The managing board of EU border agency Frontex said Thursday (21 January) it did not find evidence of rights violations in cases it reviewed where guards were accused of illegal migrant pushbacks.
But the body added that its conclusions only applied to some of the incidents at issue, saying it needs additional clarifications to complete the remaining reviews.
Members, including representatives from EU nations and two from the European Commission, discussed an internal report on allegations that Frontex guards helped force migrants out of EU waters and back to Turkey.
The board said in a statement that “on the basis of the information provided, it could not establish evidence of fundamental rights violations.”
But it added that it was “very concerned” that the agency had not provided information on certain incidents in time.
It called on Frontex chief Fabrice Leggeri to “immediately provide the missing information” and to implement various recommended agency improvements.
The meeting came after media and rights organisations had documented multiple cases of Frontex border officers, alongside national counterparts in EU countries, forcing migrants back, particularly along Greece’s sea border with Turkey.
Such actions prevent asylum-seekers making claims for refugee status, and if practised indiscriminately against a group of migrants can constitute “refoulement” – a violation of EU human rights laws and the 1951 Geneva Convention.
The EU’s independent corruption watchdog confirmed this month that it was investigating Frontex over the allegations.
Reports said officials from the European Anti-Fraud Office (OLAF) searched Frontex headquarters in the Polish capital Warsaw.
Several MEPs have called for Leggeri’s resignation, but Frontex said Wednesday the executive director had no plans to resign.
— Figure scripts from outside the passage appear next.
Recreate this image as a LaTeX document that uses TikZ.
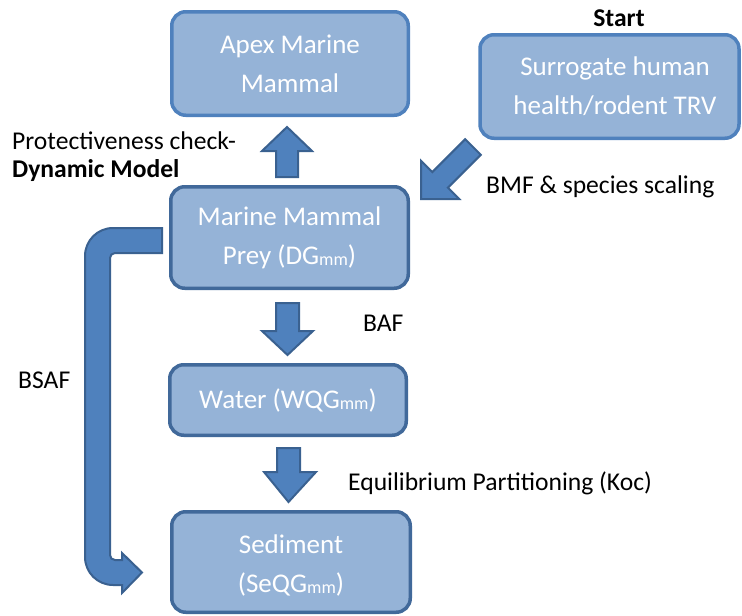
\documentclass[tikz,border=0pt]{standalone}
\usepackage{fontspec}
\setmainfont{Carlito}
\definecolor{boxfill}{HTML}{95B3D7}
\definecolor{lightedge}{HTML}{4F81BD}
\definecolor{darkedge}{HTML}{41699A}
\definecolor{arrowfill}{HTML}{4F81BD}
\definecolor{arrowedge}{HTML}{3A6190}
\newcommand\mmsub{\raisebox{-1pt}{\fontsize{18}{18}\selectfont mm}}
\tikzset{
  flowbox/.style={draw=darkedge, line width=3.5pt, fill=boxfill, rectangle,
    rounded corners=14pt, inner sep=0pt, text=white, align=center,
    font=\fontsize{27}{39}\selectfont},
  lightbox/.style={flowbox, draw=lightedge},
  boxtext/.style={inner sep=0pt, text=white, align=center, font=\fontsize{27}{39}\selectfont},
  blockarrow/.style={fill=arrowfill, draw=arrowedge, line width=2pt, line join=miter},
  lbl/.style={inner sep=0pt, anchor=base west, text=black, font=\fontsize{25.6}{30}\selectfont},
}
\begin{document}
\begin{tikzpicture}[x=1pt,y=-1pt]
\useasboundingbox (0,0) rectangle (742,616);
% boxes
\node[lightbox, minimum width=236.5pt, minimum height=103.5pt] (apex) at (290,63.5) {Apex Marine\\Mammal};
\node[lightbox, minimum width=259pt, minimum height=103.5pt] (surr) at (609.5,86.5) {};
\node[boxtext] (surrtext) at (615,86.5) {Surrogate human\\health/rodent TRV};
\node[flowbox, minimum width=237.5pt, minimum height=101.5pt] (prey) at (289.5,237.5) {Marine Mammal\\Prey (DG\mmsub)};
\node[flowbox, minimum width=236.5pt, minimum height=70.5pt] (water) at (288,400) {Water (WQG\mmsub)};
\node[flowbox, minimum width=238.5pt, minimum height=100.5pt] (sed) at (291,562) {};
\node[boxtext] (sedtext) at (291,565) {Sediment\\(SeQG\mmsub)};
% up arrow prey -> apex
\draw[blockarrow] (276,177) -- (276,151) -- (262,151) -- (287,127) -- (312,151) -- (298,151) -- (298,177) -- cycle;
% down arrow prey -> water
\draw[blockarrow] (276,303) -- (299,303) -- (299,331) -- (313,331) -- (287.5,355) -- (262,331) -- (276,331) -- cycle;
% down arrow water -> sediment
\draw[blockarrow] (277,448) -- (300,448) -- (300,472) -- (316,472) -- (288.5,502) -- (264,472) -- (277,472) -- cycle;
% diagonal arrow surrogate -> prey
\draw[blockarrow] (465.2,139.2) -- (432.3,172.1) -- (421,160.8) -- (421,199) -- (459.2,199) -- (447.9,187.7) -- (480.8,154.8) -- cycle;
% BSAF bent arrow prey -> sediment
\draw[blockarrow] (162,228) -- (113,228) .. controls (97.5,228) and (85,240.5) .. (85,256)
  -- (85,557) .. controls (85,572.5) and (97.5,585) .. (113,585)
  -- (122,585) -- (122,593) -- (142,572.5) -- (122,553) -- (122,560)
  -- (115,560) .. controls (112.2,560) and (110,557.8) .. (110,555)
  -- (110,258) .. controls (110,255.2) and (112.2,253) .. (115,253)
  -- (162,253) -- cycle;
% labels
\node[lbl, anchor=base, font=\bfseries\fontsize{25.6}{30}\selectfont] (start) at (619,26) {Start};
\node[lbl] (prot) at (12,149) {Protectiveness check-};
\node[lbl, font=\bfseries\fontsize{25.6}{30}\selectfont] (dyn) at (12,177) {Dynamic Model};
\node[lbl] (bmf) at (486,193) {BMF \& species scaling};
\node[lbl] (baf) at (363,331) {BAF};
\node[lbl] (bsaf) at (18,388) {BSAF};
\node[lbl] (eqp) at (348,490) {Equilibrium Partitioning (Koc)};
\end{tikzpicture}
\end{document}
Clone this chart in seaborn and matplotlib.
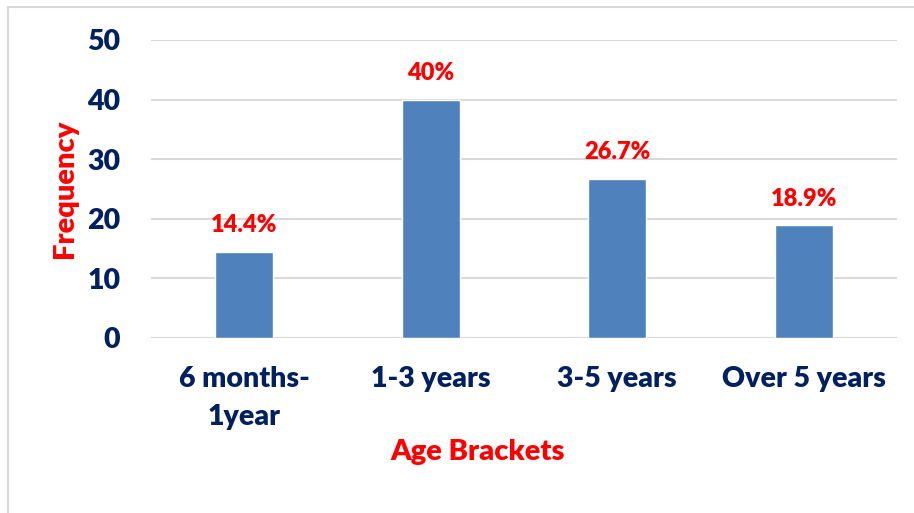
import matplotlib
matplotlib.use("Agg")
import matplotlib.pyplot as plt
import seaborn as sns
import pandas as pd

categories = ["6 months-\n1year", "1-3 years", "3-5 years", "Over 5 years"]
frequency = [14.4, 40, 26.7, 18.9]
value_labels = ["14.4%", "40%", "26.7%", "18.9%"]
y_ticks = [0, 10, 20, 30, 40, 50]

sns.set_theme(style="white")
plt.rcParams["font.family"] = ["Lato", "DejaVu Sans"]

navy = "#002060"
red = "#FF0000"
bar_color = "#4F81BD"
weight = "heavy"

df = pd.DataFrame({"Age Brackets": categories, "Frequency": frequency})

fig = plt.figure(figsize=(9.14, 5.13), dpi=100)
ax = fig.add_axes([151 / 914, 1 - 338 / 513, (897 - 151) / 914, (338 - 40) / 513])

sns.barplot(data=df, x="Age Brackets", y="Frequency", color=bar_color,
            width=0.31, saturation=1, ax=ax, zorder=3)

ax.set_ylim(0, 50)
ax.set_xlim(-0.5, 3.5)
ax.set_yticks(y_ticks)
ax.yaxis.grid(True, color="#D9D9D9", linewidth=1.5, zorder=0)
for s in ax.spines.values():
    s.set_visible(False)
ax.tick_params(axis="both", length=0)
ax.tick_params(axis="y", pad=22)
ax.tick_params(axis="x", pad=20)
for t in ax.get_yticklabels() + ax.get_xticklabels():
    t.set_color(navy)
    t.set_fontweight(weight)
    t.set_fontsize(20.5)
for t in ax.get_xticklabels():
    t.set_linespacing(1.6)

for i, (v, lab) in enumerate(zip(frequency, value_labels)):
    ax.text(i, v + 4.5, lab, ha="center", va="center", color=red,
            fontsize=17, fontweight=weight)

ax.set_ylabel("Frequency", color=red, fontsize=21, fontweight=weight)
ax.set_xlabel("Age Brackets", color=red, fontsize=21, fontweight=weight)
ax.yaxis.set_label_coords((65 - 151) / 746, 0.5)
ax.xaxis.set_label_coords((478 - 151) / 746, -(452 - 338) / 298)
ax.xaxis.label.set_va("center")
ax.yaxis.label.set_va("center")

# light chart-area frame along the top and left
fig.add_artist(plt.Line2D([8 / 914, 1], [1 - 7 / 513, 1 - 7 / 513],
                          color="#D9D9D9", linewidth=1.5, transform=fig.transFigure))
fig.add_artist(plt.Line2D([8 / 914, 8 / 914], [0, 1 - 7 / 513],
                          color="#D9D9D9", linewidth=1.5, transform=fig.transFigure))

fig.savefig("out.png", dpi=100, facecolor="white")
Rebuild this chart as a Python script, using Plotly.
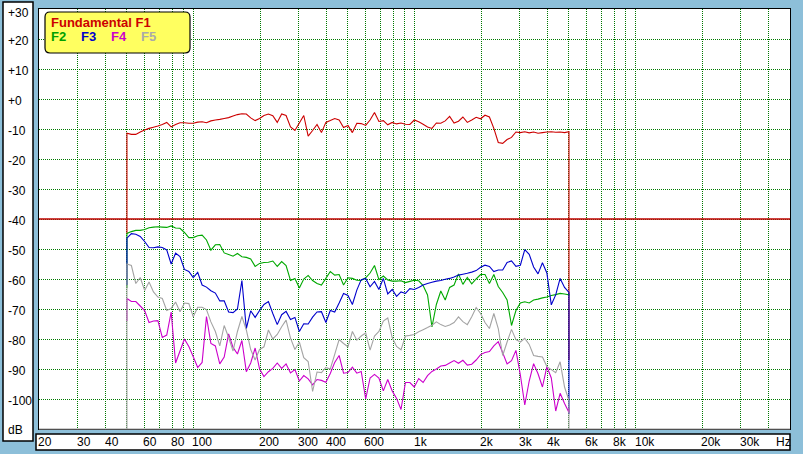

On Thursday, Leggeri tweeted: “I am pleased that so far the working group did not find evidence of any Frontex involvement in alleged pushbacks.”
The EU Commissioner for Home Affairs, Ylva Johansson, for her part said on Twitter that “it is in the long-term interests of the agency that the recommendations are met and that the remaining open questions are resolved immediately.”
Created in 2004, Frontex has become the first EU agency to build up a standing, uniformed force. It aims to have 10,000 border guards on its payroll by 2027.
Earlier this week, the agency became embroiled in a controversy around a €94,000 annual dinner organised in Warsaw in 2015. Members of the European Parliament have since pushed to open an official inquiry into the revelations as negotiations on the agency’s mandate and scope continue.